There does not seem to be much of a difference between the near-start outlier and the near-end outlier as far as seasonality adjustment ability is affected. If anything, the latter outlier graph has slightly decreased variability in the seasonal trend.

Question 8

Prompt: Recall your retail time series data (from Exercise 7 in Section 2.10). Decompose the series using X-11. Does it reveal any outliers, or unusual features that you had not noticed previously?

# Mirroring question 4's logic, get retail time series data from Exercise 7
set.seed(64)
myseries_x11 <- aus_retail |>
  filter(`Series ID` == sample(aus_retail$`Series ID`,1))
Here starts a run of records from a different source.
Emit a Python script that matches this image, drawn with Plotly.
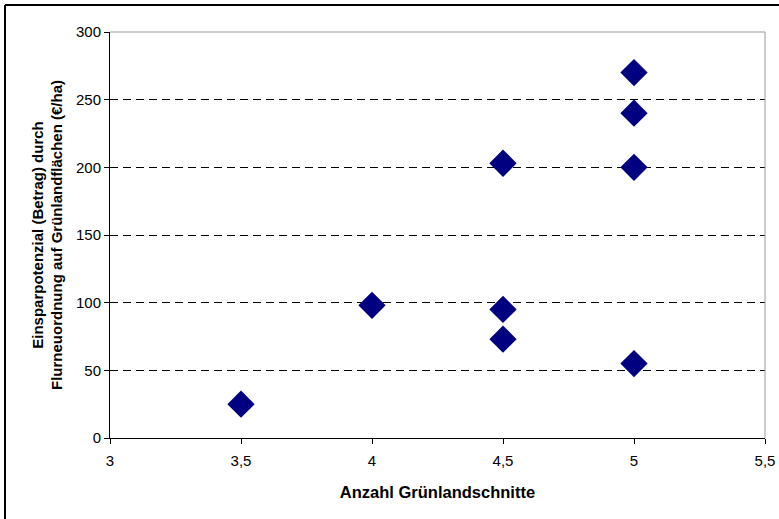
import plotly.graph_objects as go

x_cuts = [3.5, 4, 4.5, 4.5, 4.5, 5, 5, 5, 5]
y_savings = [25, 98, 203, 95, 73, 270, 240, 200, 55]

x_title = "<b>Anzahl Grünlandschnitte</b>"
y_title = "<b>Einsparpotenzial (Betrag) durch<br>Flurneuordnung auf Grünlandflächen (€/ha)</b>"

W, H = 779, 519
L, R, T, B = 110, 14, 32, 81
pw, ph = W - L - R, H - T - B

fig = go.Figure(go.Scatter(
    x=x_cuts, y=y_savings, mode="markers",
    marker=dict(symbol="diamond", size=21, color="#000080", line=dict(width=0)),
    showlegend=False, cliponaxis=False))

font = dict(family="Liberation Sans, Arial, sans-serif", size=15, color="black")
fig.update_layout(
    width=W, height=H, margin=dict(l=L, r=R, t=T, b=B, autoexpand=False),
    paper_bgcolor="white", plot_bgcolor="white", font=font,
    separators=", ",
    xaxis=dict(range=[3, 5.5], dtick=0.5, tick0=3, showgrid=False, zeroline=False,
               showline=True, linecolor="black", linewidth=1, automargin=False,
               ticks="outside", ticklen=5, tickcolor="black", ticklabelstandoff=4,
               tickfont=dict(size=15), title=dict(text=x_title, font=dict(size=16.5), standoff=18)),
    yaxis=dict(range=[0, 300], dtick=50, showgrid=True, gridcolor="black", gridwidth=1,
               griddash="8px,5px", zeroline=False, automargin=False,
               showline=True, linecolor="black", linewidth=1,
               ticks="outside", ticklen=5, tickcolor="black",
               tickfont=dict(size=15), title=dict(text=y_title, font=dict(size=15), standoff=9)),
)

# gray top and right frame of plot area
fig.add_shape(type="line", xref="paper", yref="paper", x0=0, x1=1, y0=1, y1=1,
              line=dict(color="#999999", width=1))
fig.add_shape(type="line", xref="paper", yref="paper", x0=1, x1=1, y0=0, y1=1,
              line=dict(color="#999999", width=1))
# outer chart border (only top and left edges visible)
bx = (5 - L) / pw
by = (H - B - 5) / ph
fig.add_shape(type="line", xref="paper", yref="paper", x0=bx, x1=(W + 20 - L) / pw, y0=by, y1=by,
              line=dict(color="black", width=2), layer="below")
fig.add_shape(type="line", xref="paper", yref="paper", x0=bx, x1=bx, y0=by, y1=-(B + 20) / ph,
              line=dict(color="black", width=2), layer="below")

fig.write_html("out.html")
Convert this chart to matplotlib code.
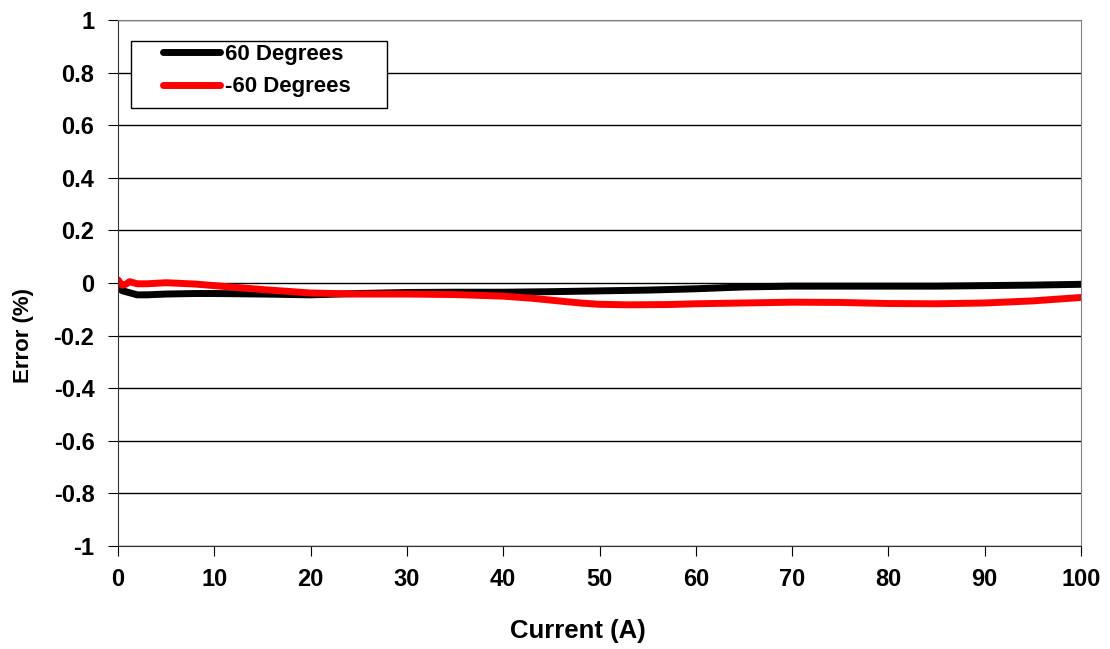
import numpy as np
import matplotlib.pyplot as plt
from matplotlib.patches import Rectangle

# data
current = [0, 0.5, 1, 2, 3, 5, 8, 10, 15, 20, 25, 30, 35, 40, 45, 50, 55, 60, 65, 70, 75, 80, 85, 90, 95, 100]
err_pos60 = [-0.02, -0.03, -0.035, -0.045, -0.045, -0.042, -0.04, -0.04, -0.042, -0.045, -0.04, -0.036, -0.035, -0.035,
             -0.033, -0.03, -0.027, -0.022, -0.015, -0.012, -0.012, -0.012, -0.012, -0.01, -0.008, -0.005]
current_neg = [0, 0.4, 0.8, 1.2, 2, 3, 5, 8, 10, 15, 20, 25, 30, 35, 40, 43, 46, 48, 50, 53, 57, 60, 65, 70, 75,
               80, 85, 90, 95, 100]
err_neg60 = [0.012, -0.008, -0.005, 0.005, -0.003, -0.003, 0.001, -0.004, -0.01, -0.025, -0.038, -0.042, -0.042,
             -0.044, -0.05, -0.058, -0.069, -0.076, -0.081, -0.083, -0.082, -0.079, -0.076, -0.073, -0.074,
             -0.078, -0.079, -0.076, -0.068, -0.055]

plt.rcParams['font.family'] = ['Liberation Sans', 'DejaVu Sans']
plt.rcParams['font.weight'] = 'bold'

fig = plt.figure(figsize=(11.1, 6.49), dpi=100)
ax = fig.add_axes([0.1063, 0.1587, 0.8676, 0.8105])

ax.plot(current, err_pos60, color='black', lw=5, label='60 Degrees', solid_capstyle='round')
ax.plot(current_neg, err_neg60, color='red', lw=5, label='-60 Degrees', solid_capstyle='round')

ax.set_xlim(0, 100)
ax.set_ylim(-1, 1)
ax.set_xticks(np.arange(0, 101, 10))
ax.set_yticks(np.arange(-1, 1.01, 0.2))
ax.set_yticklabels(['-1', '-0.8', '-0.6', '-0.4', '-0.2', '0', '0.2', '0.4', '0.6', '0.8', '1'])
ax.yaxis.grid(True, color='black', lw=1)
ax.set_axisbelow(True)
ax.tick_params(labelsize=17, length=7, color='black')
ax.tick_params(axis='x', pad=9)
ax.tick_params(axis='y', pad=10)
for lab in ax.get_xticklabels() + ax.get_yticklabels():
    lab.set_fontweight('bold')
for s in ['top', 'right']:
    ax.spines[s].set_color('gray')
ax.spines['left'].set_color('#333333')
ax.spines['bottom'].set_color('#333333')

ax.set_xlabel('Current (A)', fontsize=18.5, fontweight='bold')
ax.xaxis.set_label_coords(0.478, -0.138)
ax.set_ylabel('Error (%)', fontsize=16, fontweight='bold')
ax.yaxis.set_label_coords(-0.087, 0.401)

# legend box drawn like the Excel one, with roomy margins
ax.add_patch(Rectangle((0.0135, 0.8327), 0.2658, 0.1274, transform=ax.transAxes, fill=True,
                       facecolor='white', edgecolor='black', lw=1, zorder=4))
leg = ax.legend(loc='upper left', bbox_to_anchor=(0.0467, 0.955), fontsize=16, frameon=False,
                handlelength=2.57, handletextpad=0.2, borderpad=0, borderaxespad=0, labelspacing=0.53)
leg.set_zorder(5)
for t in leg.get_texts():
    t.set_fontweight('bold')

fig.savefig('out.png', dpi=100)
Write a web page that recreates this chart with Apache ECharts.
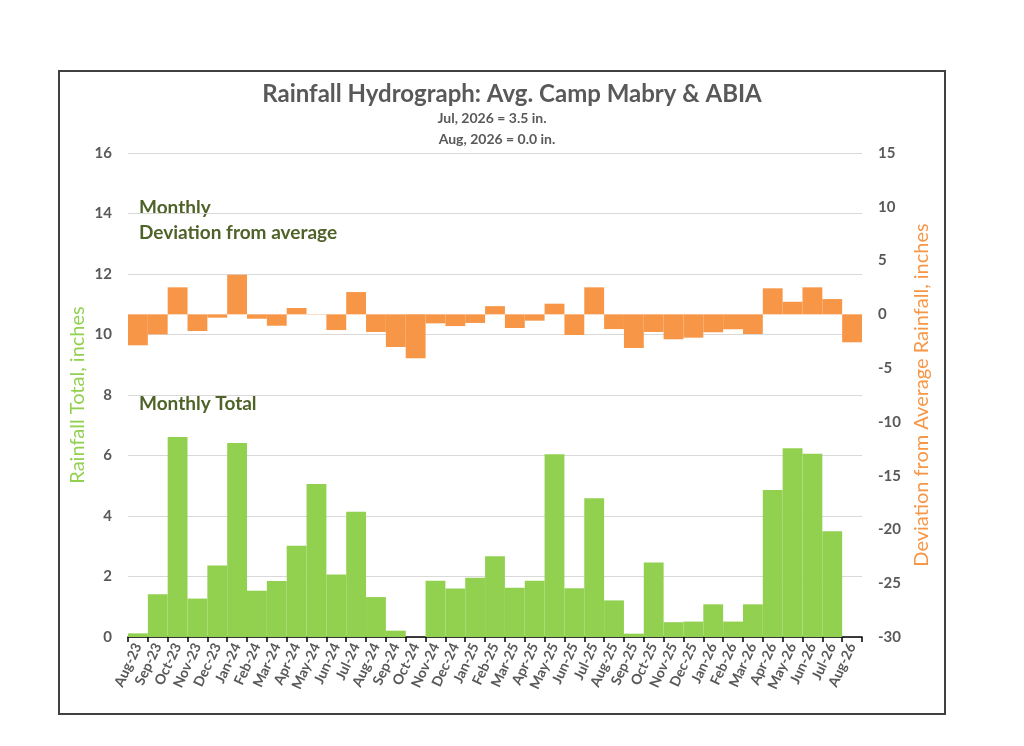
<!DOCTYPE html>
<html lang="en" style="height: 100%">
<head>
  <meta charset="utf-8">
  <title>Rainfall Hydrograph</title>
  <script src="https://cdn.jsdelivr.net/npm/echarts@6/dist/echarts.min.js"></script>
</head>
<body style="height: 100%; margin: 0; background: #fff">
<div id="main" style="width: 1024px; height: 746px"></div>

<script type="text/javascript">
  // months shown on the x axis
  var months = ['Aug-23','Sep-23','Oct-23','Nov-23','Dec-23','Jan-24','Feb-24','Mar-24','Apr-24','May-24',
    'Jun-24','Jul-24','Aug-24','Sep-24','Oct-24','Nov-24','Dec-24','Jan-25','Feb-25','Mar-25','Apr-25',
    'May-25','Jun-25','Jul-25','Aug-25','Sep-25','Oct-25','Nov-25','Dec-25','Jan-26','Feb-26','Mar-26',
    'Apr-26','May-26','Jun-26','Jul-26','Aug-26'];

  // monthly rainfall total, inches (left axis)
  var totals = [0.12, 1.41, 6.61, 1.27, 2.36, 6.41, 1.53, 1.85, 3.02, 5.06,
    2.07, 4.14, 1.32, 0.21, 0, 1.86, 1.6, 1.96, 2.67, 1.63, 1.86,
    6.04, 1.61, 4.59, 1.21, 0.11, 2.46, 0.49, 0.51, 1.08, 0.51, 1.08,
    4.86, 6.24, 6.06, 3.5, 0];

  // deviation from average, inches (right axis)
  var deviation = [-2.88, -1.86, 2.51, -1.55, -0.31, 3.68, -0.41, -1.06, 0.59, 0.03,
    -1.46, 2.07, -1.64, -3.04, -4.09, -0.84, -1.09, -0.8, 0.76, -1.27, -0.59,
    0.99, -1.92, 2.51, -1.37, -3.13, -1.64, -2.32, -2.17, -1.67, -1.39, -1.83,
    2.42, 1.17, 2.51, 1.42, -2.6];

  var subLines = ['Jul, 2026 = 3.5 in.', 'Aug, 2026 = 0.0 in.'];

  var FONT = 'Lato';
  var GRAY = '#595959';
  var GREEN = '#92d050';
  var ORANGE = '#f79646';
  var DARKGREEN = '#4f6228';

  var chart = echarts.init(document.getElementById('main'));

  chart.setOption({
    backgroundColor: '#fff',
    animation: false,
    title: {
      text: 'Rainfall Hydrograph: Avg. Camp Mabry & ABIA',
      left: 'center',
      top: 77,
      textStyle: { fontFamily: FONT, fontSize: 24, fontWeight: 'bold', color: GRAY }
    },
    grid: { left: 128, right: 162, top: 153, bottom: 109, containLabel: false },
    xAxis: {
      type: 'category',
      data: months,
      boundaryGap: true,
      axisLine: { lineStyle: { color: '#000', width: 1.5 } },
      axisTick: { show: true, length: 5, lineStyle: { color: '#000', width: 1.5 } },
      axisLabel: {
        interval: 0, rotate: 65, margin: 7,
        fontFamily: FONT, fontSize: 14, fontWeight: 'bold', color: GRAY
      },
      splitLine: { show: false }
    },
    yAxis: [
      {
        type: 'value', min: 0, max: 16, interval: 2, position: 'left',
        axisLine: { show: false }, axisTick: { show: false },
        axisLabel: { margin: 16, fontFamily: FONT, fontSize: 15, fontWeight: 'bold', color: GRAY },
        splitLine: { lineStyle: { color: '#d9d9d9', width: 1 } }
      },
      {
        type: 'value', min: -30, max: 15, interval: 5, position: 'right',
        axisLine: { show: false }, axisTick: { show: false },
        axisLabel: { margin: 16, fontFamily: FONT, fontSize: 15, fontWeight: 'bold', color: GRAY },
        splitLine: { show: false }
      }
    ],
    series: [
      {
        name: 'Monthly Total',
        type: 'bar',
        yAxisIndex: 0,
        data: totals,
        barCategoryGap: '0%',
        barGap: '-100%',
        itemStyle: { color: GREEN }
      },
      {
        name: 'Deviation from average',
        type: 'bar',
        yAxisIndex: 1,
        data: deviation,
        barCategoryGap: '0%',
        barGap: '-100%',
        itemStyle: { color: ORANGE }
      }
    ],
    graphic: [
      {
        type: 'rect', z: -1, silent: true,
        shape: { x: 59, y: 71, width: 886, height: 643 },
        style: { fill: 'none', stroke: '#404040', lineWidth: 2 }
      },
      {
        type: 'text', x: 492, y: 118,
        style: { text: subLines[0], fontFamily: FONT, fontSize: 14, fontWeight: 'bold', fill: GRAY,
          textAlign: 'center', textVerticalAlign: 'middle' }
      },
      {
        type: 'text', x: 497, y: 139,
        style: { text: subLines[1], fontFamily: FONT, fontSize: 14, fontWeight: 'bold', fill: GRAY,
          textAlign: 'center', textVerticalAlign: 'middle' }
      },
      {
        type: 'text', x: 139, y: 208,
        style: { text: 'Monthly', fontFamily: FONT, fontSize: 19, fontWeight: 'bold', fill: DARKGREEN,
          textVerticalAlign: 'middle' }
      },
      {
        type: 'text', x: 139, y: 233,
        style: { text: 'Deviation from average', fontFamily: FONT, fontSize: 19, fontWeight: 'bold', fill: DARKGREEN,
          textVerticalAlign: 'middle' }
      },
      {
        type: 'text', x: 139, y: 404,
        style: { text: 'Monthly Total', fontFamily: FONT, fontSize: 19, fontWeight: 'bold', fill: DARKGREEN,
          textVerticalAlign: 'middle' }
      },
      {
        type: 'text', x: 78, y: 395, rotation: Math.PI / 2,
        style: { text: 'Rainfall Total, inches', fontFamily: FONT, fontSize: 20, fill: GREEN,
          textAlign: 'center', textVerticalAlign: 'middle' }
      },
      {
        type: 'text', x: 922, y: 395, rotation: Math.PI / 2,
        style: { text: 'Deviation from Average Rainfall, inches', fontFamily: FONT, fontSize: 20, fill: ORANGE,
          textAlign: 'center', textVerticalAlign: 'middle' }
      }
    ]
  });

  window.addEventListener('resize', chart.resize);
</script>
</body>
</html>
# X-11 Decomposition to myseries_x11
x11_dcmp <- myseries_x11 |>
  model(x11 = X_13ARIMA_SEATS(Turnover ~ x11())) |>
  components()

# Autoplot the X-11 decomposition
autoplot(x11_dcmp) +
  labs(title =
    "Decomposition of Australian retail employment using X-11.")

The data does have an upward trend, but it is easier to see the different bumps in that trend with this X-11 trend graph. Seasonality shows that there is a large increase in a single season with the other seasons’ variabilities not as extreme. For the irregularity graph, the most variability seems to happen around 1994, 2000-2002, and 2009-2015. These jumps likely correlate with the Australian economic cycles at these times.

Question 9

Prompt: Figures 3.19 and 3.20 (see textbook) show the result of decomposing the number of persons in the civilian labour force in Australia each month from February 1978 to August 1995.

a. Write about 3–5 sentences describing the results of the decomposition. Pay particular attention to the scales of the graphs in making your interpretation.

a. Figure 3.20 is remarkable helpful when analysing the trends of seasonality across years. Through this breakdown, we can see the seasons that go against the upward trend at the second half of the graph - March, August and November all end below their averages - and the months that have the most variability overall - March, July, and August are the only months having greater than 25 units of variance.

b. Is the recession of 1991/1992 visible in the estimated components?

b. The Figure 3.19 is much more helpful in visualizing the recession of 91/92. The remainder graph here shows the major dip where the recession happened, in the otherwise relatively smooth variability line graph. Also, the value line graph that shows the full data does show a dip in its upward trend during this recession.